According to a presumably apocryphal story, Martin Heidegger asked G. E. Moore, "Why is there something rather than nothing?" Moore replied, "Why not?" A reader finds the 'Moorean' response cheap and unphilosophical. Let's think about this.
Suppose we ask a related but more tractable question: Why does the universe exist? and we get the response: Why not? Why shouldn't it exist? Charitably interpreted, the response amounts to the suggestion that the question is gratuitous or unmotivated or unnecessary in the sense of unneeded.
Some explanation-seeking why-questions are gratuitous. (It is worth noting that grammatically interrogative formulations such as 'Why does anything at all exist?' might be used merely as expressions of wonder that the, or a, universe exists, and not as requests for an explanation. Here we are concerned with ultimate explanations.)
Suppose it is 110 degrees Fahrenheit. I walk into your house where the temperature is a pleasant 80 degrees. If I were to ask why the air conditioning is on, you would be puzzled. "Why shouldn't it be on?"
But if your house were a miserable 95 degrees and I asked why the air conditioning was not on, or why it was so bloody hot in there, you would give some such answer as: "My A.C. unit is on the fritz; the repairman should be here in a couple of hours."
My first question is gratuitous; my second question is not. Some things need explaining; other things don't need explaining.
Perhaps it is like that with the universe. Why should anyone think that it needs an explanation in terms of some item transcendent of it such as the One of Plotinus or the God of Aquinas?

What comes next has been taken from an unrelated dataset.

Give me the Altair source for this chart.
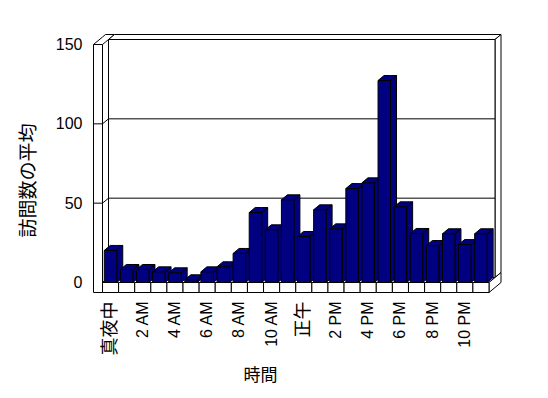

I assume, quite reasonably, that the universe U is modally contingent. Thus it does not exist of metaphysical necessity, the way God exists if he exists; nor is U's existence metaphysically impossible. U exists, but it might not have: its nonexistence is possible. That is to say: U exists, but its nonexistence is not ruled out by the laws of logic or the laws of metaphysics. It exists, but its nonexistence is neither logically nor metaphysically impossible.
But if x is modally contingent, 'contingent' for short, it does not straightaway follow that x depends for its existence on something. It is a mistake to conflate modal contingency with contingency-on-something. That is an important conceptual/semantic point.
So it might be like this: U exists, and exists contingently, but it exists without cause or reason or explanation. If this is the case, then we say that the universe exists as a matter of brute fact. The factuality of the fact resides in its existence; the 'brutality' in (a) its contingency and (b) its lacking a ground, cause, reason, explanation.
I conclude that one cannot argue a contingentia mundi to a prima causa without a preliminary demonstration that our ultimate explanation-seeking why-question is not gratuitous. Before one can mount a cosmological argument from a contingent universe to a transcendent Cause, one must show or at least give a good reason to think that the universe needs an explanation.
In my published work on this topic I argue that contingent particulars, taken by themselves as "independent reals" are contradictory structures. But they patently exist, and nothing can exist that is self-contradictory. So there must be something transcending th realm of contingent particulars to remove the contradiction. Now I cannot go into the many details here and fill in the steps in the argument, but the main point I want to make, in answer to my reader's query, is that it is not unphilosophical to take seriously the 'Why not?' response.
One needs to be able to show that the question, Why does the universe exist? is not gratuitous.